Stated task »
Your job is to return the lines between the line holding "Output the Python" and the line holding "color='black', linewidth=3.8, ax=ax)", inclusive, exactly and with no pictures.

Input records »
>> Begin

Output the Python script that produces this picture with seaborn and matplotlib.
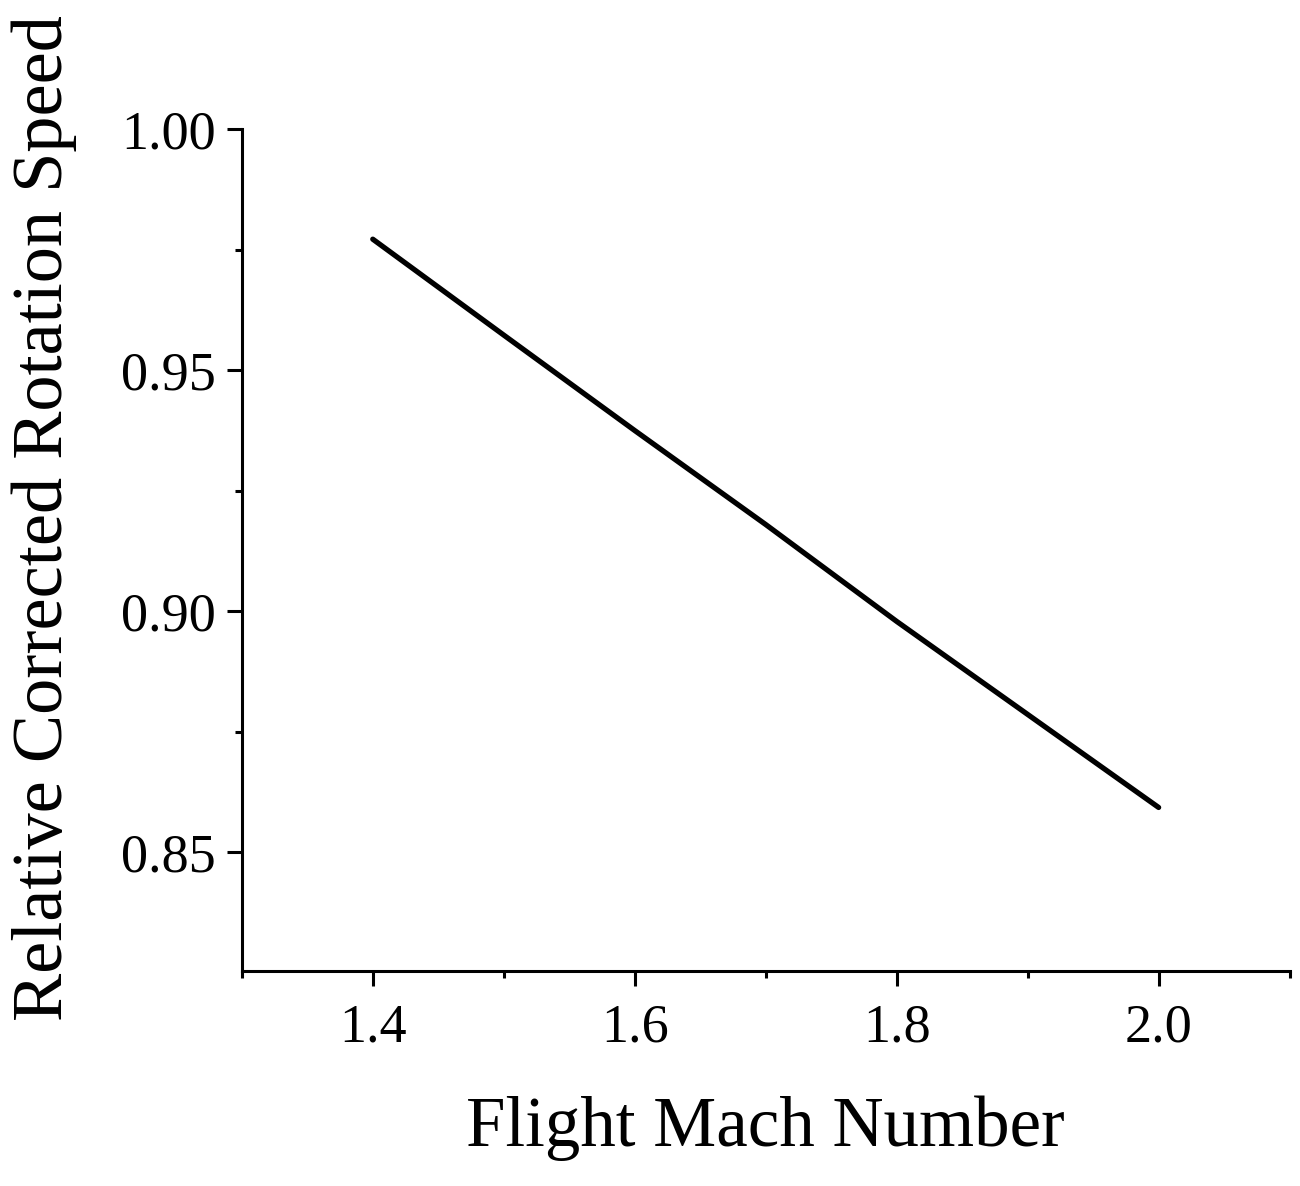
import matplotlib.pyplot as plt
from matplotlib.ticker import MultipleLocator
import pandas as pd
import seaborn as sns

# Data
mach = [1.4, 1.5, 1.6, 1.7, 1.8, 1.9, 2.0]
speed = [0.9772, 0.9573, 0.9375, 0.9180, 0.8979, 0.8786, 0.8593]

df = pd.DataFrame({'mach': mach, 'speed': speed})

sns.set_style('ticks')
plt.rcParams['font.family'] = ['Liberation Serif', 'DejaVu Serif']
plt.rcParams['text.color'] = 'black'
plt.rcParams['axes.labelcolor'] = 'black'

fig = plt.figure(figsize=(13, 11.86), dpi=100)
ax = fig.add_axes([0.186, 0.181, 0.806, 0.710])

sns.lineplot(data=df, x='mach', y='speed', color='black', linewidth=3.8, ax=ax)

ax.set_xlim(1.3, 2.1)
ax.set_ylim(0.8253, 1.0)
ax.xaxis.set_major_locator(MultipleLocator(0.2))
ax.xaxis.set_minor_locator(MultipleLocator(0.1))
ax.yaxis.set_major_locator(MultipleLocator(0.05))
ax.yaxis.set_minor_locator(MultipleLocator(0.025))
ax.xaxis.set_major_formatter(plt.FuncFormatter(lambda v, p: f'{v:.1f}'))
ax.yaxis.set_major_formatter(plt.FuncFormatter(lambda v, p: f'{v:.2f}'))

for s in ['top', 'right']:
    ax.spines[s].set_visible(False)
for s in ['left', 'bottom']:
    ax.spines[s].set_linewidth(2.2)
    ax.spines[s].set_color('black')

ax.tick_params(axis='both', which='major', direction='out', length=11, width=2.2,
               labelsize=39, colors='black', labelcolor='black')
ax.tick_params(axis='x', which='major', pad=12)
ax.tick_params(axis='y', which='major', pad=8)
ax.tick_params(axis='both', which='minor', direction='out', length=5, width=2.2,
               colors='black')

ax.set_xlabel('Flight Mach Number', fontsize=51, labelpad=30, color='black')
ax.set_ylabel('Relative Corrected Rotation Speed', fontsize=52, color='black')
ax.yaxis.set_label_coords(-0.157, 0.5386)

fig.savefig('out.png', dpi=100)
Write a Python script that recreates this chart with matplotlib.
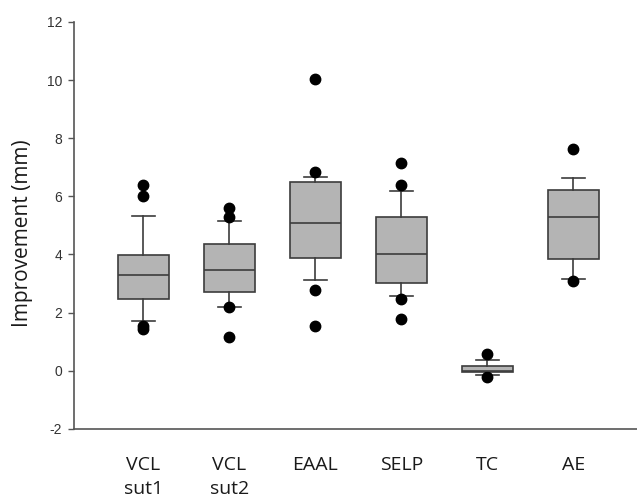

>> End
>> Begin

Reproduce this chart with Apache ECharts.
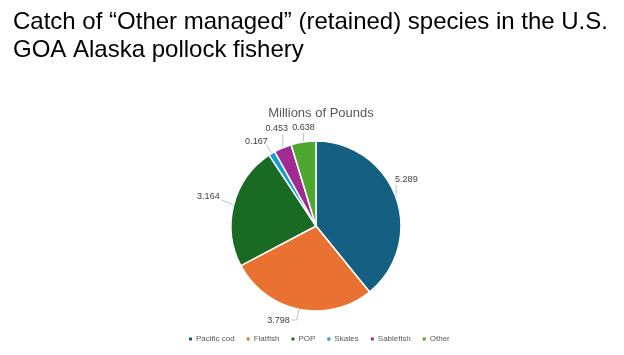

>> End
>> Begin

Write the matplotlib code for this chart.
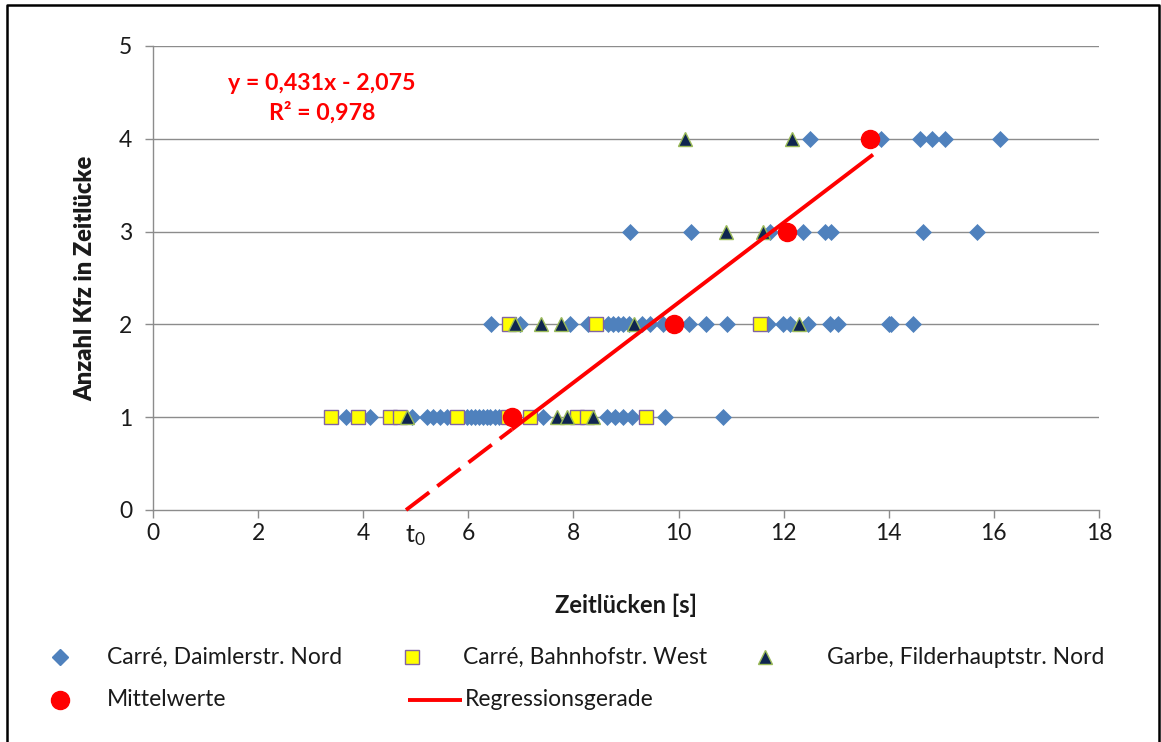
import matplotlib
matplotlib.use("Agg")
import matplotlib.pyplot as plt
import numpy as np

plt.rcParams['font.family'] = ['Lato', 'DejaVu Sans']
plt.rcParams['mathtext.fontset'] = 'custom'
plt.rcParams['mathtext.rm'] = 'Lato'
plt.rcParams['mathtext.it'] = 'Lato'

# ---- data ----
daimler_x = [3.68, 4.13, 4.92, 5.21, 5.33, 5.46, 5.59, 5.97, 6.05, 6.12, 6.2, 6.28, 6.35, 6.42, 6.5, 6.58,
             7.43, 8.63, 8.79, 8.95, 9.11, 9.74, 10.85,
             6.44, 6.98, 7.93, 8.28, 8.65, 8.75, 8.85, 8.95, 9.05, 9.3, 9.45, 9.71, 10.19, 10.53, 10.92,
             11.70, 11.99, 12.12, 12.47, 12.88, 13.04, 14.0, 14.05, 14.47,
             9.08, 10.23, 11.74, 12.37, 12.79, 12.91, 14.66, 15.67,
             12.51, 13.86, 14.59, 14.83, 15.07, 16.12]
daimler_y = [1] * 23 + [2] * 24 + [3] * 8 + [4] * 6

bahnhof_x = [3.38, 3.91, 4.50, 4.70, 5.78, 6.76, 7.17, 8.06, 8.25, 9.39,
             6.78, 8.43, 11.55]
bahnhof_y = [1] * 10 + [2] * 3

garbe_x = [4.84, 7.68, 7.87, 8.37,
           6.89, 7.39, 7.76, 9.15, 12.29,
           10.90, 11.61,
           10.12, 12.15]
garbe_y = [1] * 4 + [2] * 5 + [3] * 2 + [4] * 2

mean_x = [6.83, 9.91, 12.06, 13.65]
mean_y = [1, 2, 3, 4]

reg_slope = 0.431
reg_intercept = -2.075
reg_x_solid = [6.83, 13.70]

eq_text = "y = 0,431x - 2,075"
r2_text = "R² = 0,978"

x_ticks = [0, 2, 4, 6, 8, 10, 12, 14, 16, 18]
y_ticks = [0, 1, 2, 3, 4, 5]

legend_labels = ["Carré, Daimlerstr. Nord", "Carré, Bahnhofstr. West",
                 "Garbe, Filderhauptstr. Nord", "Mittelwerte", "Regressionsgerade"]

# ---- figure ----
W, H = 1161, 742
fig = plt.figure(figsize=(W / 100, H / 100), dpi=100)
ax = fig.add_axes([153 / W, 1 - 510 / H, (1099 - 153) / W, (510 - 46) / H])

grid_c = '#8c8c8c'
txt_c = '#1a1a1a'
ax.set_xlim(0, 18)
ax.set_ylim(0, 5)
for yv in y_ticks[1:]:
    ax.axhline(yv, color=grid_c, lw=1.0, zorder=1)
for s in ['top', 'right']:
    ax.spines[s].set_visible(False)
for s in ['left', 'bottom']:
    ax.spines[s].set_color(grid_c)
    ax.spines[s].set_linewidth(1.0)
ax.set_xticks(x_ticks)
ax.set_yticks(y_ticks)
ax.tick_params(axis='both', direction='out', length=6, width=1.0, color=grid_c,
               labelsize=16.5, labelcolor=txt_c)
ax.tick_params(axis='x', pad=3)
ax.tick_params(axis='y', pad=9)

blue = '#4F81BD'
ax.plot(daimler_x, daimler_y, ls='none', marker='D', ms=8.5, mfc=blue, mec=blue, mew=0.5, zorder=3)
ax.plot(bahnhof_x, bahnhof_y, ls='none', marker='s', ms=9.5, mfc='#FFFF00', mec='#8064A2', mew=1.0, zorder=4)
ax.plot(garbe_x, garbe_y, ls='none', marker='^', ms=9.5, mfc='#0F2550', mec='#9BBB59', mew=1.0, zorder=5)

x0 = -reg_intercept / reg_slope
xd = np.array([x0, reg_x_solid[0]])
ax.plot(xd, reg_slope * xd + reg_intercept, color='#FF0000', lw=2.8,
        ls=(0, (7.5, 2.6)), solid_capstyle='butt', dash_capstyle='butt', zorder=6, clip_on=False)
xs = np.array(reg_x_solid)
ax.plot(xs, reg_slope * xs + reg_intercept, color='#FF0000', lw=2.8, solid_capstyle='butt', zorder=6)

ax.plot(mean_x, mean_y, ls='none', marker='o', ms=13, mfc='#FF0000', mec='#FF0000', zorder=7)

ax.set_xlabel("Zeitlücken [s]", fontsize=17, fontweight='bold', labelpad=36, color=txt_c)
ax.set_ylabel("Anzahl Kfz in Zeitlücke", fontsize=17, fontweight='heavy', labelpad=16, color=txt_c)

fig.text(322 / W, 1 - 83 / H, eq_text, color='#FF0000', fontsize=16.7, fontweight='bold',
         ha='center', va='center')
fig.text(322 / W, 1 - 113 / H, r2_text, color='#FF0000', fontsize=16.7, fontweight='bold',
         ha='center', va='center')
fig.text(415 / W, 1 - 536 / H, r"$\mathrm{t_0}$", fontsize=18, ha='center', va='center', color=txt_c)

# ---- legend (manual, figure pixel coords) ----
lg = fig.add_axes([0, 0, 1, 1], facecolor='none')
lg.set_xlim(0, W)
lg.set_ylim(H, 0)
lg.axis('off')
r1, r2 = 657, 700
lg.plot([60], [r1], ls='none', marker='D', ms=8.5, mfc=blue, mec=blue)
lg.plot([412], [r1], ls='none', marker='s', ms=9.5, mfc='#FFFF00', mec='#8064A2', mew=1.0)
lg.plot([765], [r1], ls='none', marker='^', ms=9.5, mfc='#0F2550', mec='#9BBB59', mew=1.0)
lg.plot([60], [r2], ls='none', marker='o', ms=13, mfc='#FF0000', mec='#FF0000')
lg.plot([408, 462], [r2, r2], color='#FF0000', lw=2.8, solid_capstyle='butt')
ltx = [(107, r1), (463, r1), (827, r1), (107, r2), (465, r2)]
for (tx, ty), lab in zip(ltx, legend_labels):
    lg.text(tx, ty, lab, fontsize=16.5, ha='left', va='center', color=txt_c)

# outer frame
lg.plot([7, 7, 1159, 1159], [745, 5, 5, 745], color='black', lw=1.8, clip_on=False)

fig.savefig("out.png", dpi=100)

>> End

Task output »
Output the Python script that produces this picture with seaborn and matplotlib.
import matplotlib.pyplot as plt
from matplotlib.ticker import MultipleLocator
import pandas as pd
import seaborn as sns

# Data
mach = [1.4, 1.5, 1.6, 1.7, 1.8, 1.9, 2.0]
speed = [0.9772, 0.9573, 0.9375, 0.9180, 0.8979, 0.8786, 0.8593]

df = pd.DataFrame({'mach': mach, 'speed': speed})

sns.set_style('ticks')
plt.rcParams['font.family'] = ['Liberation Serif', 'DejaVu Serif']
plt.rcParams['text.color'] = 'black'
plt.rcParams['axes.labelcolor'] = 'black'

fig = plt.figure(figsize=(13, 11.86), dpi=100)
ax = fig.add_axes([0.186, 0.181, 0.806, 0.710])

sns.lineplot(data=df, x='mach', y='speed', color='black', linewidth=3.8, ax=ax)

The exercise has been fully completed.